PLTU Sumsel 1 Ancam Sumber Perekonomian Masyarakat: Lahan Produktif Tergusur Demi Proyek Strategis Nasional

PLTU Sumsel 1 Ancam Sumber Perekonomian Masyarakat: Lahan Produktif Tergusur Demi Proyek Strategis Nasional.--Dokumen Palpos.id
MUARA ENIM, PALPOS.ID - Di balik megahnya pembangunan Proyek Strategis Nasional (PSN) Pembangkit Listrik Tenaga Uap (PLTU) Sumsel 1 Mulut Tambang, tersimpan kisah pilu yang tengah dirasakan masyarakat di Desa Tanjung Menang dan Desa Jemenang, Kecamatan Niru, Kabupaten Muara Enim.
Ribuan hektare lahan produktif yang selama ini menjadi sumber utama perekonomian warga, kini terancam hilang ditelan proyek pertambangan batubara.
PT Cakra Bumi Energi, pemegang Izin Usaha Pertambangan (IUP) Mulut Tambang Batubara untuk PLTU Sumsel 1, tercatat memiliki wilayah konsesi seluas 9.815 hektare.
Ironisnya, sebagian besar area tersebut merupakan kebun sawit, karet, dan lahan palawija milik masyarakat setempat.
BACA JUGA:Bupati Minta PLTU Sumsel 8 Alokasikan Listrik Khusus Untuk Warga Muara Enim
BACA JUGA:Koalisi STuEB Laporkan 15 Dugaan Kejahatan Lingkungan oleh 8 PLTU Batubara di Sumatera ke KLH
Lahan ini menjadi urat nadi ekonomi ribuan kepala keluarga yang menggantungkan hidup dari hasil perkebunan dan pertanian.
"Penghidupan masyarakat selama ini dari sektor kebun dan pertanian terancam hilang dalam hitungan hari. Ini semua akibat proyek strategis nasional PLTU Sumsel 1 Mulut Tambang," ungkap Satria, Ketua Posko Rumah Merdeka, saat ditemui wartawan pada Jumat (11/07/2025).
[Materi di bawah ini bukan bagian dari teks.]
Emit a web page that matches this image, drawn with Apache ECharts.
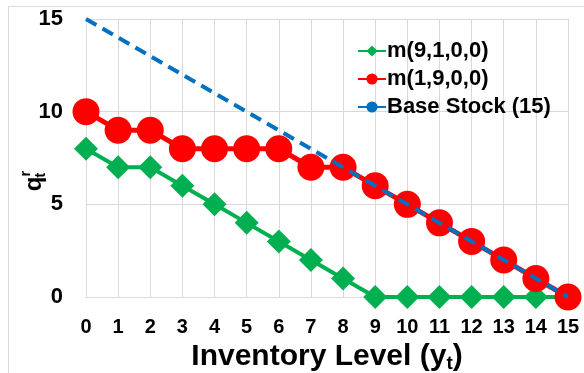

Harga Ganti Rugi Dinilai Tidak Manusiawi
Satria menjelaskan, masalah utama yang membuat warga semakin resah adalah tawaran harga ganti rugi dari perusahaan yang jauh dari kata adil. PT Cakra Bumi Energi disebut hanya menawarkan kompensasi sebesar Rp 25.000 per meter persegi atau setara Rp 250 juta per hektare.
Padahal, menurut perhitungan warga, pendapatan bulanan dari kebun sawit bisa mencapai Rp 10 juta per hektare, sedangkan kebun karet menghasilkan sekitar Rp 7,2 juta per hektare.
Jika diakumulasi, pendapatan tahunan dari kebun sawit saja mencapai Rp 120 juta, belum termasuk keuntungan jangka panjang yang terus mengalir selama puluhan tahun.
"Hitung-hitungan ini sungguh mencederai akal sehat. Harga ganti rugi yang ditawarkan bahkan tidak sebanding dengan satu tahun panen masyarakat," jelas Satria dengan nada geram.